Requisitions must be filled out before purchase orders and only then can items be purchased, Sexton said.

“We have a specific system,” Sexton said. “The system was not being followed in terms of purchase orders. I wanted the system followed.”

The system wasn’t being followed to Sexton’s satisfaction, he said. Some orders were arriving before the purchase orders, Sexton said.

Sexton wanted to micromanage the project, and not only did some contractors not receive their pay, but certain parts of the job were delayed, Begley said.

Begley filed a requisition to have different companies clean the library before carpet was laid, he said.
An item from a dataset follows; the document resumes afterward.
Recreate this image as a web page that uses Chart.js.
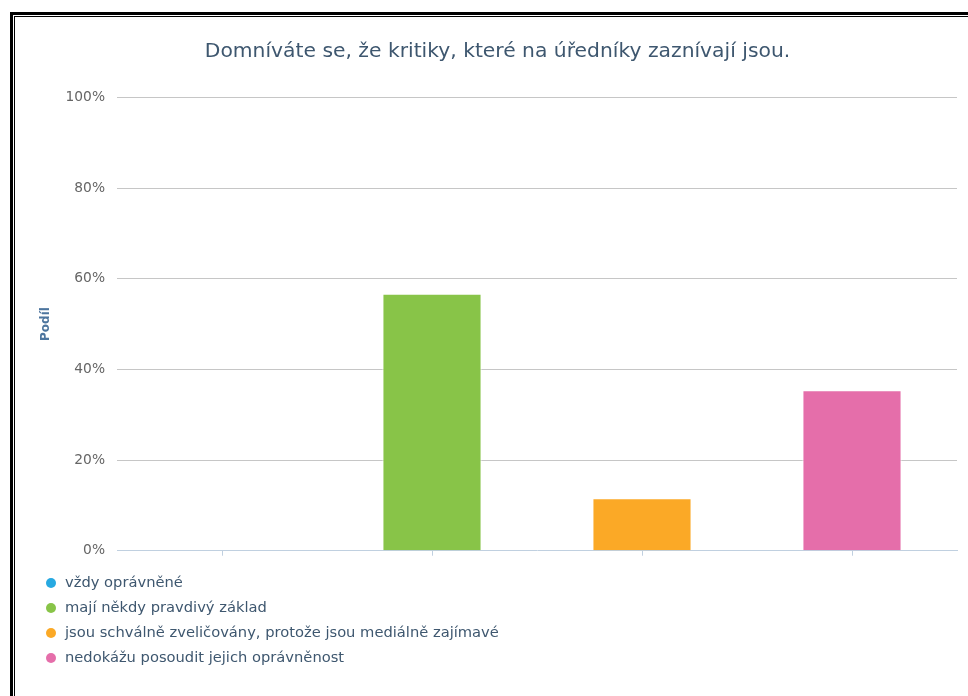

One company had already stripped and waxed the vinyl floor for $300, Begley said. This same company wanted to clean the floor with a wet vac for $200. Another company offered to clean the windows, some of the doors and the librarian’s office for $150, Begley said. Begley also wanted to hire Steve Turner to work on the plumbing. Begley wanted to finish this all according to a schedule so that carpet could be installed by April 20.

“I put in requisitions to do that,” Begley said.

But Sexton decided he wanted to complete the work in house, Begley said. This changed the work schedule and the time for when the carpet could be laid, Begley said. The next available date was May 17, Begley said.

“I wanted to come out of this job having respect for Cade Sexton and Hansford Hatmaker,” Begley said. When he took the position, he knew Sexton and Hatmaker. “So far Mr. Hatmaker has done nothing out of the way.”

“I just wanted to get the job completed,” Sexton said. “It had gone on for a year…let’s get it done.”

Begley removed his tools from the building last Tuesday and Wednesday. He completed some detail work Monday. He hopes to be able finish some of the detail work.